I’ve often imagined a long line of women waiting in line in Heaven to kick Eve. After a while, I decided I didn’t want to be in the line…mostly because there are other things I’d rather do. That does not mean I like the results of her actions.
Menstruation is a monthly process of ridding the uterus of its lining. If a woman should become pregnant, that lining would form the placenta. However, if the egg released by the ovaries does not meet up with sperm, the lining has to go.
Most women have a known number of days a period will last. The usual count is four to seven days, but each of us is different. Both the timing and the number of days can be changed. One factor is the number of women in the house. Usually, after a few months together, every woman’s period will start at about the same time.

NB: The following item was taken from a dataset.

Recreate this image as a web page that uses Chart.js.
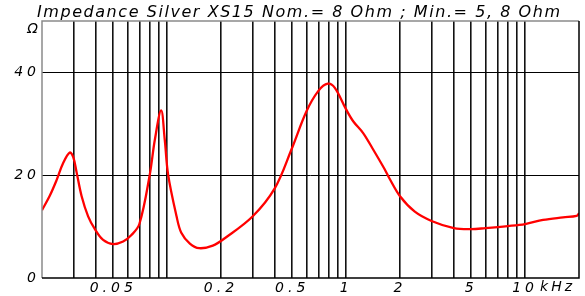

Another factor that can bring change is pregnancy and childbirth. After the baby is born, your body will have to reestablish its rhythm, and that can mean changes. If the birth is a second C-section, you can expect heavier bleeding, which can be scary.
After a baby is born, there is a flow called lochia. This can last anywhere from two to six weeks. Some women take longer than that, but if you do, it’s best to check with your OB. There may be problems and a flow lasting this long could lead to anemia.
As a woman enters perimenopause, there will also be changes in menstruation. You may skip a period, a spot for a month and/or then have a period that never seems to end. While this is normal, that doesn’t mean it’s always good for you. There may come a time when you have to do something about it. Here’s how to stop your period once it starts.
Your doctor will order a blood test to see how your hormone levels are doing. If they are outside the norm, treatment may be recommended. As a rule, I’m not in favor of heavy duty hormone replacement therapies. They can be as dangerous as the problems perimenopause cause.
However, there are new therapies available including low dose birth control. This therapy uses a setup that has a period once every three months, instead of monthly. If your problem is hormone related, you may not have the exact same results as those women who are using it primarily for birth control. Be prepared to have a period even on the days you’re supposed to be “off.”
You may also require iron supplements. This is especially true if Auntie Flo has been going for several weeks. While menses isn’t all blood, there is enough in it to cause anemia.
If you are experiencing any difficulties with your period, you need to talk to your doctor. He or she can explain what’s happening, whether or not it’s normal. The doctor can also discuss treatment options and how to use them safely and effectively.